En un cuadro figurativo, detrás de cada retrato, paisaje, escena o naturaleza muerta, hay un cuadro abstracto. Esa abstracción es lo que le confiere su real valor. Es el diseño, la línea, el color, la proporción, el equilibrio, la distribución, etc. Son los valores plásticos. En una obra musical, detrás de cada propuesta descriptiva, narrativa o emocional, hay una arquitectura sonora que, en sí misma, es la obra. Son los valores musicales, como el ritmo, el tempo, la altura, la textura, el timbre, la dinámica, conjugados en estructuras, esquemas formales y Forma. Así como una pintura no debe juzgarse por lo que narra, el valor de una obra musical no reside en su alegría, tristeza o capacidad imitativa, sino en su conformación, la que puede incluir el “valor agregado” de la emoción o de la descripción, lo que confiere a la música una enorme riqueza.
Desde luego, nadie puede negarnos el inalienable derecho personal a teñirlo todo de emoción, evocación y asociaciones múltiples y subjetivas porque el oído culturalmusical heredado nos condiciona hacia ello (véase más adelante); pero esto solo deja aún más claro que en la música el filón es inagotable y que bien vale la pena dedicar toda una vida a conocerlo y explotarlo.

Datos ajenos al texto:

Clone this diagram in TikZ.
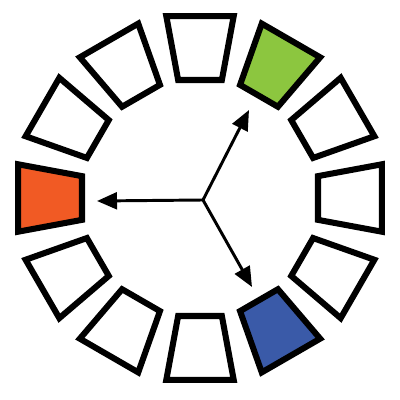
\documentclass[tikz,border=0pt]{standalone}
\usepackage{tikz}
\usetikzlibrary{arrows.meta}
\definecolor{segGreen}{HTML}{8CC63F}
\definecolor{segOrange}{HTML}{F15A24}
\definecolor{segBlue}{HTML}{3A5AA8}
\tikzset{
  seg/.style={draw=black,line width=4.3pt,fill=white},
  spoke/.style={line width=2.1pt,-{Triangle[length=5mm,width=4.2mm]}}
}
\begin{document}
\begin{tikzpicture}
        \useasboundingbox (-5,-5.05) rectangle (5,4.95);
        \draw[seg,rotate=0]   (-10.5:3) -- (10.5:3) -- (10.5:4.625) -- (-10.5:4.625) -- cycle;
        \draw[seg,rotate=30]  (-10.5:3) -- (10.5:3) -- (10.5:4.625) -- (-10.5:4.625) -- cycle;
        \draw[seg,rotate=60,fill=segGreen] (-10.5:3) -- (10.5:3) -- (10.5:4.625) -- (-10.5:4.625) -- cycle;
        \draw[seg,rotate=90]  (-10.5:3) -- (10.5:3) -- (10.5:4.625) -- (-10.5:4.625) -- cycle;
        \draw[seg,rotate=120] (-10.5:3) -- (10.5:3) -- (10.5:4.625) -- (-10.5:4.625) -- cycle;
        \draw[seg,rotate=150] (-10.5:3) -- (10.5:3) -- (10.5:4.625) -- (-10.5:4.625) -- cycle;
        \draw[seg,rotate=180,fill=segOrange] (-10.5:3) -- (10.5:3) -- (10.5:4.625) -- (-10.5:4.625) -- cycle;
        \draw[seg,rotate=210] (-10.5:3) -- (10.5:3) -- (10.5:4.625) -- (-10.5:4.625) -- cycle;
        \draw[seg,rotate=240] (-10.5:3) -- (10.5:3) -- (10.5:4.625) -- (-10.5:4.625) -- cycle;
        \draw[seg,rotate=270] (-10.5:3) -- (10.5:3) -- (10.5:4.625) -- (-10.5:4.625) -- cycle;
        \draw[seg,rotate=300,fill=segBlue] (-10.5:3) -- (10.5:3) -- (10.5:4.625) -- (-10.5:4.625) -- cycle;
        \draw[seg,rotate=330] (-10.5:3) -- (10.5:3) -- (10.5:4.625) -- (-10.5:4.625) -- cycle;
        \coordinate (hub) at (0.075,-0.05);
        \coordinate (toGreen) at (1.225,2.2);
        \coordinate (toOrange) at (-2.575,-0.075);
        \coordinate (toBlue) at (1.3,-2.225);
        \draw[spoke] (hub) -- (toGreen);
        \draw[spoke] (hub) -- (toOrange);
        \draw[spoke] (hub) -- (toBlue);
    \end{tikzpicture}
\end{document}
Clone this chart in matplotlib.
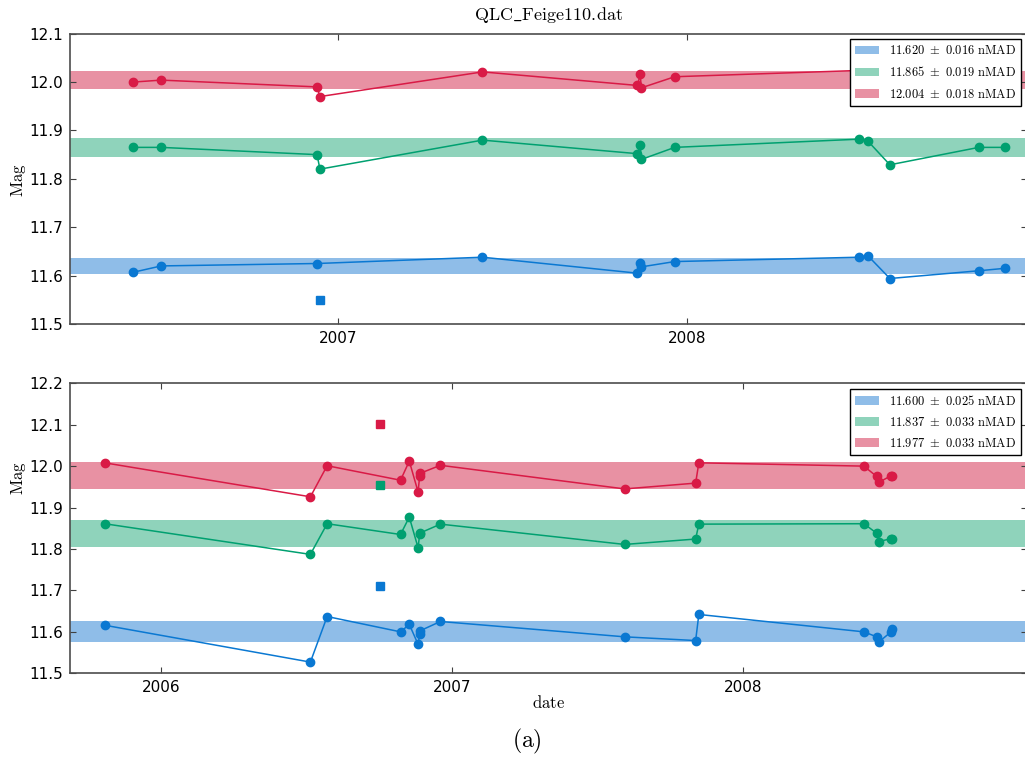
import matplotlib
matplotlib.use('Agg')
import matplotlib.pyplot as plt
import matplotlib.dates as mdates
import pandas as pd

plt.rcParams['mathtext.fontset'] = 'cm'

# --- painel superior ---
datas_sup = ['2006-06-01', '2006-06-30', '2006-12-10', '2006-12-13', '2007-06-01',
             '2007-11-10', '2007-11-13', '2007-11-14', '2007-12-19', '2008-06-29',
             '2008-07-08', '2008-07-31', '2008-11-01', '2008-11-28']
mag_verm_sup = [12.000, 12.004, 11.990, 11.970, 12.021, 11.993, 12.016, 11.988,
                12.011, 12.024, 12.022, 12.000, 12.020, 12.025]
mag_verde_sup = [11.865, 11.865, 11.850, 11.820, 11.880, 11.852, 11.869, 11.840,
                 11.865, 11.882, 11.878, 11.829, 11.865, 11.865]
datas_azul_sup = ['2006-06-01', '2006-06-30', '2006-12-10', '2007-06-01',
                  '2007-11-10', '2007-11-13', '2007-11-14', '2007-12-19', '2008-06-29',
                  '2008-07-08', '2008-07-31', '2008-11-01', '2008-11-28']
mag_azul_sup = [11.607, 11.620, 11.625, 11.638, 11.605, 11.627, 11.618, 11.629,
                11.638, 11.641, 11.594, 11.610, 11.615]
datas_out_sup = ['2006-12-13']
out_azul_sup = [11.550]
media_sup = [11.620, 11.865, 12.004]
nmad_sup = [0.016, 0.019, 0.018]

# --- painel inferior ---
datas_inf = ['2005-10-22', '2006-07-07', '2006-07-28', '2006-10-28', '2006-11-08',
             '2006-11-19', '2006-11-21', '2006-11-22', '2006-12-17', '2007-08-05',
             '2007-11-02', '2007-11-06', '2008-05-31', '2008-06-16', '2008-06-19',
             '2008-07-04', '2008-07-05']
mag_verm_inf = [12.008, 11.926, 12.001, 11.966, 12.012, 11.938, 11.976, 11.983,
                12.002, 11.945, 11.959, 12.008, 12.000, 11.975, 11.961, 11.977, 11.975]
mag_verde_inf = [11.861, 11.787, 11.861, 11.835, 11.877, 11.803, 11.836, 11.839,
                 11.860, 11.811, 11.824, 11.860, 11.861, 11.838, 11.818, 11.825, 11.823]
mag_azul_inf = [11.616, 11.527, 11.637, 11.600, 11.618, 11.570, 11.594, 11.603,
                11.625, 11.588, 11.579, 11.642, 11.600, 11.588, 11.576, 11.600, 11.606]
datas_out_inf = ['2006-10-02']
out_verm_inf = [12.102]
out_verde_inf = [11.955]
out_azul_inf = [11.711]
media_inf = [11.600, 11.837, 11.977]
nmad_inf = [0.025, 0.033, 0.033]

cores = ['#0a78d2', '#00a070', '#d91a46']
cores_faixa = ['#8fbde8', '#8fd3bb', '#e891a3']


def desenhar(ax, series, outliers, medias, nmads, xlim, ylim):
    # faixas media +- nMAD
    for m, s, cf in zip(medias, nmads, cores_faixa):
        ax.axhspan(m - s, m + s, color=cf, lw=0, zorder=1,
                   label=r'$%.3f\ \pm\ %.3f\ \mathrm{nMAD}$' % (m, s))
    for (datas, mags), c in zip(series, cores):
        ax.plot(pd.to_datetime(datas), mags, '-o', color=c, lw=1.1, ms=6,
                mec=c, zorder=3)
    for datas, mags, c in outliers:
        ax.plot(pd.to_datetime(datas), mags, 's', color=c, ms=6, mec=c, zorder=3)
    ax.set_xlim(pd.to_datetime(xlim[0]), pd.to_datetime(xlim[1]))
    ax.set_ylim(*ylim)
    ax.xaxis.set_major_locator(mdates.YearLocator())
    ax.xaxis.set_major_formatter(mdates.DateFormatter('%Y'))
    ax.tick_params(direction='in', length=4, width=0.8, top=True, right=True,
                   labelsize=11, pad=5, color='0.25')
    for sp in ax.spines.values():
        sp.set_color('0.3')
        sp.set_linewidth(1.2)
    leg = ax.legend(loc='upper right', fontsize=9, fancybox=False,
                    framealpha=1, edgecolor='black', handlelength=1.9,
                    handleheight=0.7, borderaxespad=0.45, labelspacing=0.65)
    leg.get_frame().set_linewidth(1.0)
    leg.set_zorder(5)


fig = plt.figure(figsize=(10.25, 7.6), dpi=100)
ax1 = fig.add_axes([0.0686, 0.5737, 0.9330, 0.3820])
ax2 = fig.add_axes([0.0686, 0.1141, 0.9330, 0.3816])

desenhar(ax1,
         [(datas_azul_sup, mag_azul_sup), (datas_sup, mag_verde_sup), (datas_sup, mag_verm_sup)],
         [(datas_out_sup, out_azul_sup, cores[0])],
         media_sup, nmad_sup, ('2006-03-27', '2008-12-21'), (11.5, 12.1))
desenhar(ax2,
         [(datas_inf, mag_azul_inf), (datas_inf, mag_verde_inf), (datas_inf, mag_verm_inf)],
         [(datas_out_inf, out_verm_inf, cores[2]), (datas_out_inf, out_verde_inf, cores[1]),
          (datas_out_inf, out_azul_inf, cores[0])],
         media_inf, nmad_inf, ('2005-09-09', '2008-12-21'), (11.5, 12.2))

fig.text(0.535, 0.980, r'$\mathrm{QLC\_Feige110.\!dat}$', ha='center', va='center', fontsize=13)
fig.text(0.0176, 0.763, r'$\mathrm{Mag}$', rotation=90, ha='center', va='center', fontsize=12)
fig.text(0.0176, 0.371, r'$\mathrm{Mag}$', rotation=90, ha='center', va='center', fontsize=12)
fig.text(0.535, 0.075, r'$\mathrm{date}$', ha='center', va='center', fontsize=12)
fig.text(0.514, 0.024, r'$\mathrm{(a)}$', ha='center', va='center', fontsize=17)

fig.savefig('out.png', dpi=100)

¿Qué significa “significar”? La pregunta no esconde un mero juego de palabras. El Diccionario de la Real Academia nos dice que “significar” es: “ser una cosa, por naturaleza, imitación o convenio, representación, indicio o signo de otra cosa distinta”. Por tanto, si la música “significa”, es decir, si tiene un contenido semántico, siempre y necesariamente va a ser signo de algo distinto de ella misma. Ese “algo” se tendría que valer de la música para configurar un modo de expresión que no es su modo normal. El cisne, que tiene su modo de expresión normal en la naturaleza, se valió del cello y pianos de Saint-Saëns para expresarse de otra manera. Pero, ¿y qué pasa con la música misma o es que solo vive a través de contenidos prestados?
Indudablemente que así planteado, no queda otra conclusión que asignarle a la música una condición básicamente asemántica, sin perjuicio de su capacidad –utilizada a veces deliberadamente por los compositores– de despertar un complejo mundo de asociaciones extra-musicales, las cuales no deben ser confundidas con el valor intrínseco de la música como propuesta autónoma. Sin ese valor per se , no hay afectos, emociones o descripciones que puedan reemplazarlo.
Todo lo anteriormente dicho no queda en el terreno de la pura especulación pues nos conduce a distinguir entre lo que es “música hecha de música” y otras proposiciones, demasiado impregnadas de mensajes y referentes externos. Reflexionar sobre el problema del significado es una inquietud antigua, pero siempre se revela como uno de los caminos más seguros para llegar a disponer de criterios, medidas de juicio y opiniones fundamentadas respecto del valor de una obra musical.
ANEXO AL CAPÍTULO 3
La música, en primer lugar, es pura estructura sonora. También puede estar asociada con símbolos o situaciones afectivo-emocionales o puede utilizarse como descripción. Su valor intrínseco dependerá finalmente de cómo estén elaborados los elementos abstractos que constituyen su esencia: ritmo, tempo, altura, textura, timbre y dinámica. Es decir, de cuán autorreferente sea su propuesta.
Capítulo 4 El oído heredado
LOS JURISTAS HABLAN de los contratos de adhesión, que son aquellos que se suscriben sin condiciones, es decir, aceptando el servicio ofrecido y pagando por él sin mayores posibilidades de discusión. Por ejemplo, un servicio de transporte donde la situación ya queda perfeccionada por el solo hecho de comprar un pasaje, aceptándose desde ya las condiciones que pone la empresa que presta el servicio.
La verdad es que desde que nacemos estamos suscribiendo diariamente una especie de contrato de adhesión; el ejemplo más evidente es nuestro idioma. Desde niños, fuimos aceptando las estructuras fonéticas, morfológicas, sintácticas, semánticas, sin cuestionarlas, pues no tendríamos ninguna capacidad ni posibilidad de hacerlo; terminamos hablando, más o menos correctamente, lo que denominamos lengua materna. Nos acostumbramos a aceptar como correcto que se dice “contigo” (y no “contí”) y “a ti” (y no “atigo”). Una reflexión racional en una clase de gramática que vendrá en otro momento de la vida, nos explicará el rol diferente de las preposiciones “con” y “a”.
Valga esta elemental introducción gramatical para entender que desde el punto de vista de la música, también desde la infancia hemos suscrito diariamente un contrato de adhesión. Musicalmente hablando, el idioma que ahí está en juego, se podría llamar sistema tonal-funcional-direccional.